Lawrence Wilets

Lawrence Wilets

Fellow: Awarded 1975
Field of Study: Physics

Competition: US & Canada

University of Washington

Professor Emeritus Lawrence (Larry) Wilets was born on January 4, 1927, in Oconomowoc, Wisconsin. He graduated as valedictorian from Burlington (Wisconsin) High School in 1944. He served in the U.S. Navy in 1944-45, and earned a B.S. from the University of Wisconsin, Madison, in 1948. He received a master’s degree in 1950 and a Ph.D. in 1951 from Princeton University, where he was a National Science Foundation (NSF) predoctoral fellow. After spending time with Project Matterhorn at Princeton (1951-53) and Lawrence Radiation Lab, Livermore (1953), he held a NSF postdoctoral fellowship (1953-55) at the Institute for Theoretical Physics in Copenhagen. He was a staff member at Los Alamos National Lab from 1955 to 1958, but spent 1957-58 at the Institute for Advanced Study in Princeton. In 1958 he was appointed Associate Professor at the University of Washington, and was promoted to Professor in 1962. He retired as Professor Emeritus in 1995.

He held a number of visiting positions while at UW: at the Weizmann Institute of Science in Israel (1961-62) as a NSF senior postdoctoral fellow; at Princeton University (1969); at Cal Tech (1971); in Lund, Sweden (1976), as a Nordita Professor and again at the Weizmann Institute (1977), both during his Guggenheim Fellowship term; at LBL, Berkeley, and SLAC, Stanford, during his 1987-88 sabbatical; at the University of Melbourne (1989) as the Sir Thomas Lyle Fellow; and at several German universities, as the recipient of the von Humboldt Senior U.S. Scientist Award.
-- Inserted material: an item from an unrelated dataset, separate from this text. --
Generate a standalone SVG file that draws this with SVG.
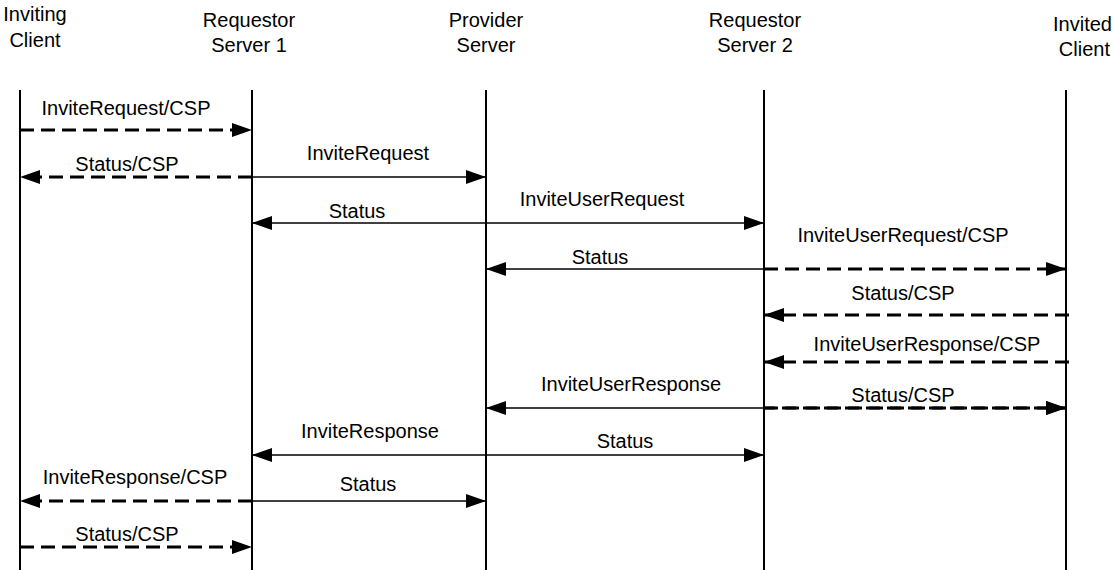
<svg xmlns="http://www.w3.org/2000/svg" width="1114" height="570" viewBox="0 0 1114 570">
<defs>
<style>
text{font-family:"Liberation Sans",Arial,sans-serif;font-size:20px;fill:#000;text-anchor:middle}
.life{stroke:#000;stroke-width:2;fill:none}
.sol{stroke:#000;stroke-width:1.5;fill:none;marker-end:url(#ah)}
.dsh{stroke:#000;stroke-width:3;fill:none;stroke-dasharray:14 7;marker-end:url(#ah)}
</style>
<marker id="ah" markerUnits="userSpaceOnUse" markerWidth="21" markerHeight="14" refX="20" refY="7" orient="auto">
<path d="M0,0 L20,7 L0,14 z" fill="#000"/>
</marker>
</defs>
<rect width="1114" height="570" fill="#fff"/>
<g id="inviting-client">
<text x="35" y="21">Inviting</text><text x="35" y="47">Client</text>
<line class="life" x1="20" y1="90" x2="20" y2="570"/>
</g>
<g id="requestor-server-1">
<text x="249" y="27">Requestor</text><text x="249" y="52">Server 1</text>
<line class="life" x1="252" y1="90" x2="252" y2="570"/>
</g>
<g id="provider-server">
<text x="486" y="27">Provider</text><text x="486" y="52">Server</text>
<line class="life" x1="486" y1="90" x2="486" y2="570"/>
</g>
<g id="requestor-server-2">
<text x="755" y="27">Requestor</text><text x="755" y="52">Server 2</text>
<line class="life" x1="764" y1="90" x2="764" y2="570"/>
</g>
<g id="invited-client">
<text x="1112" y="31" style="text-anchor:end">Invited</text><text x="1110" y="56" style="text-anchor:end">Client</text>
<line class="life" x1="1066" y1="90" x2="1066" y2="570"/>
</g>
<g id="connectors">
<line class="dsh" x1="20" y1="130" x2="252" y2="130"/>
<line class="dsh" x1="252" y1="177" x2="20" y2="177"/>
<line class="sol" x1="252" y1="177" x2="486" y2="177"/>
<line class="sol" x1="486" y1="223" x2="252" y2="223"/>
<line class="sol" x1="486" y1="223" x2="764" y2="223"/>
<line class="sol" x1="764" y1="269" x2="486" y2="269"/>
<line class="dsh" x1="764" y1="269" x2="1066" y2="269"/>
<line class="dsh" x1="1069" y1="315" x2="764" y2="315"/>
<line class="dsh" x1="1069" y1="362" x2="764" y2="362"/>
<line class="sol" x1="764" y1="408" x2="486" y2="408"/>
<line class="dsh" x1="764" y1="408" x2="1066" y2="408"/>
<line class="dsh" x1="764" y1="408" x2="1066" y2="408" style="stroke-dashoffset:3"/>
<line class="sol" x1="486" y1="455" x2="252" y2="455"/>
<line class="sol" x1="486" y1="455" x2="764" y2="455"/>
<line class="dsh" x1="252" y1="501" x2="20" y2="501"/>
<line class="sol" x1="252" y1="501" x2="486" y2="501"/>
<line class="dsh" x1="20" y1="547" x2="252" y2="547"/>
<text x="126" y="115">InviteRequest/CSP</text>
<text x="127" y="171">Status/CSP</text>
<text x="368" y="160">InviteRequest</text>
<text x="602" y="206">InviteUserRequest</text>
<text x="357" y="218">Status</text>
<text x="903" y="242">InviteUserRequest/CSP</text>
<text x="600" y="264">Status</text>
<text x="903" y="300">Status/CSP</text>
<text x="927" y="351">InviteUserResponse/CSP</text>
<text x="631" y="391">InviteUserResponse</text>
<text x="903" y="402">Status/CSP</text>
<text x="370" y="438">InviteResponse</text>
<text x="625" y="448">Status</text>
<text x="135" y="484">InviteResponse/CSP</text>
<text x="368" y="491">Status</text>
<text x="127" y="541">Status/CSP</text>
</g>
</svg>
Larry Wilets is a member of Phi Beta Kappa, Sigma Xi, and the Federation of American Scientists, and is a Fellow of both the American Physical Society and the American Association for the Advancement of Science. He published two books and more than 180 papers on atomic, nuclear, and particle physics. Of special note is his paper “A Method for Automatic Computation of Stellar Evolution,” which introduced the Henyey-Wilets numerical algorithm that is now standard for stellar structure calculations. He presented numerous lectures on his work around the world and has had collaborators and colleagues from many countries.

He married Dulcy Elaine Margoles in 1947 and had three children: Ilanna (now Schwalbe), Edward, and James, and six grandchildren. They were divorced in 1976.

In 1976 he married Vivian C. Wolf, who was a Professor of Nursing (now Professor Emerita) at the University of Washington. She chaired the department of Psychosocial Nursing for five years.